Dataset excerpt:
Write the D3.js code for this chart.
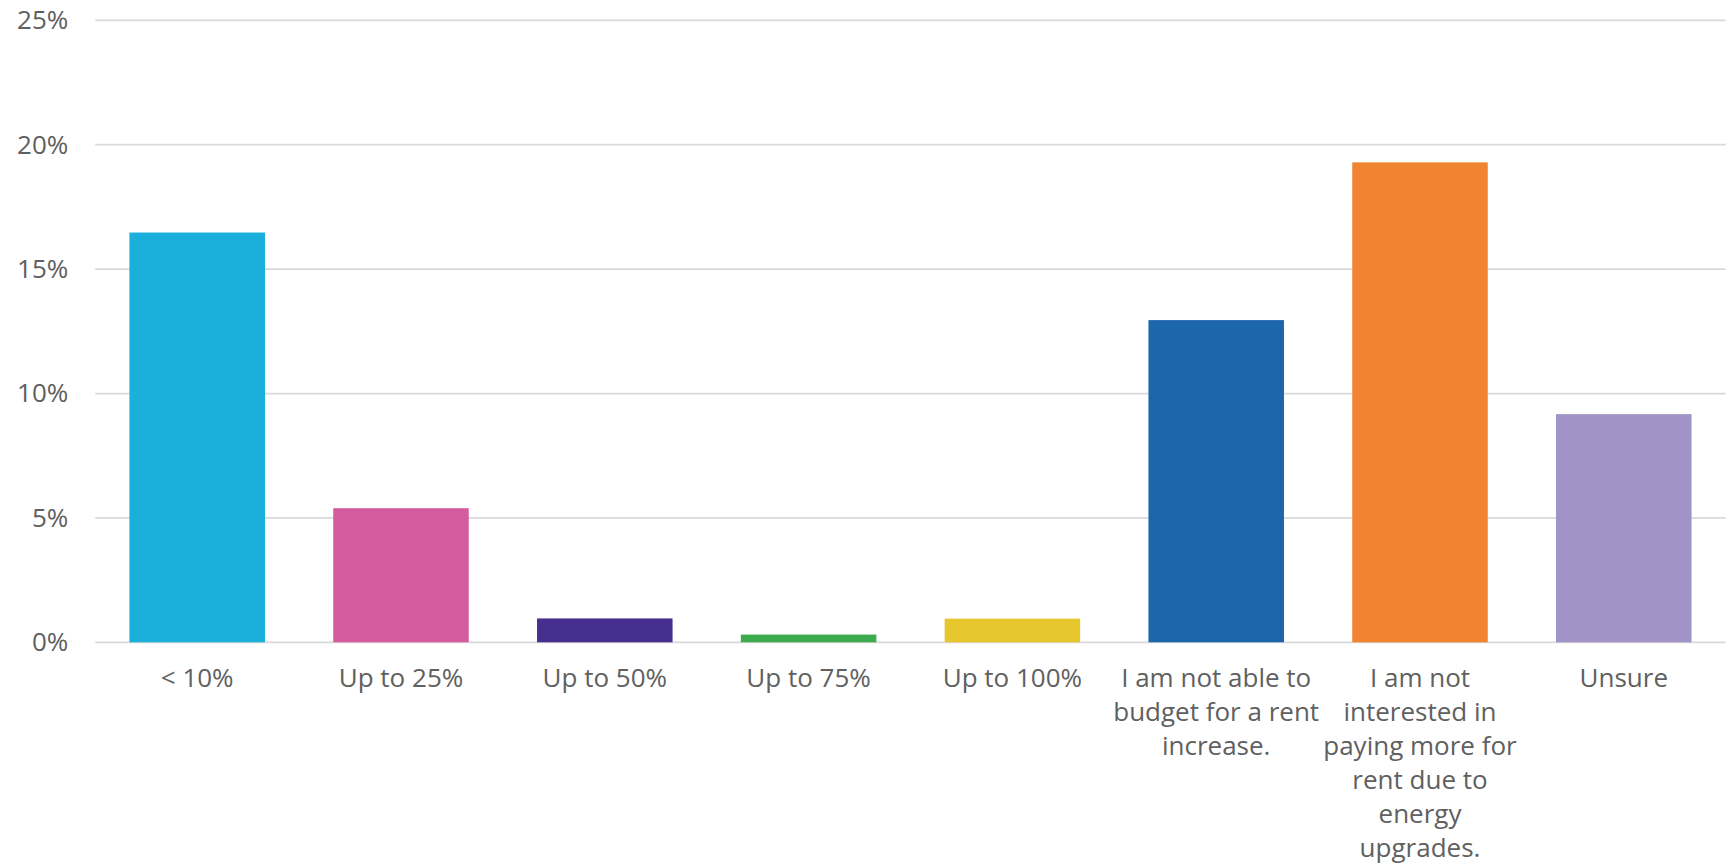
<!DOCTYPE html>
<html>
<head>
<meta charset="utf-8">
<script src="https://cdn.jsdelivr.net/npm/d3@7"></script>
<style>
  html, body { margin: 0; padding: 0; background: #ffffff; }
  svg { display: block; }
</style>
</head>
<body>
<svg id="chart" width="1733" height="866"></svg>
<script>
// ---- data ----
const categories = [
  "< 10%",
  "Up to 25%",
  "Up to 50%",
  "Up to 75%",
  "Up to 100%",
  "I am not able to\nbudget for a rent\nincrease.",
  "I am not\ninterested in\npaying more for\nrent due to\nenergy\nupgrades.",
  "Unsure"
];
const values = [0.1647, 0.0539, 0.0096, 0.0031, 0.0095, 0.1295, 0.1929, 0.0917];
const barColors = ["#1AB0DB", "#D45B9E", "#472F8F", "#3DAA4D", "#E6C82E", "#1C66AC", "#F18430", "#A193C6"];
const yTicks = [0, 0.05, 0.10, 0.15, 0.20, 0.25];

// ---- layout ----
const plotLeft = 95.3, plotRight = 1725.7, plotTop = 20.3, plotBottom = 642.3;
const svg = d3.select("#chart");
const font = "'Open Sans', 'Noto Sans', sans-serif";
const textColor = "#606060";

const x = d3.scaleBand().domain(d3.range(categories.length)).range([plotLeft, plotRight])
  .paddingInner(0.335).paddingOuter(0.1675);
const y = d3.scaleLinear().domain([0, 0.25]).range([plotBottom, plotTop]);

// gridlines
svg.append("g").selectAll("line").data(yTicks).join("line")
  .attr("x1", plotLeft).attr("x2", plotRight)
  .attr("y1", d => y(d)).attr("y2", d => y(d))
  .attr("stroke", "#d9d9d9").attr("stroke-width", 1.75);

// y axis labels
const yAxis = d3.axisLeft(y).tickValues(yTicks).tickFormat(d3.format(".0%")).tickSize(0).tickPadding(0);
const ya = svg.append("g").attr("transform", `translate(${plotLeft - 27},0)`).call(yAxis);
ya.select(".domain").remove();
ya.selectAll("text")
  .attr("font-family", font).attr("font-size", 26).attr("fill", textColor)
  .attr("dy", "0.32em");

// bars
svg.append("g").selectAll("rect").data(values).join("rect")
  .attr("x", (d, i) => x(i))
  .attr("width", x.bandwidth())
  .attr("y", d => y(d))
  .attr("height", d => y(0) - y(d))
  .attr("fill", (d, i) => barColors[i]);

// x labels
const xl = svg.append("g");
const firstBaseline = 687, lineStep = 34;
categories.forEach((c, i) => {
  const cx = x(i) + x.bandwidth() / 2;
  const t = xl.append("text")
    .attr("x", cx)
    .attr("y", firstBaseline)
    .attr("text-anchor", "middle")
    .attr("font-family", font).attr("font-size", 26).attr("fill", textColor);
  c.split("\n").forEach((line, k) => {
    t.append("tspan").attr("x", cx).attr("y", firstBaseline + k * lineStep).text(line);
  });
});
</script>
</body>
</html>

Exercise instructions: Each line of the data that includes the word "chart" counts once; report the total and nothing more.

Exercise response: 3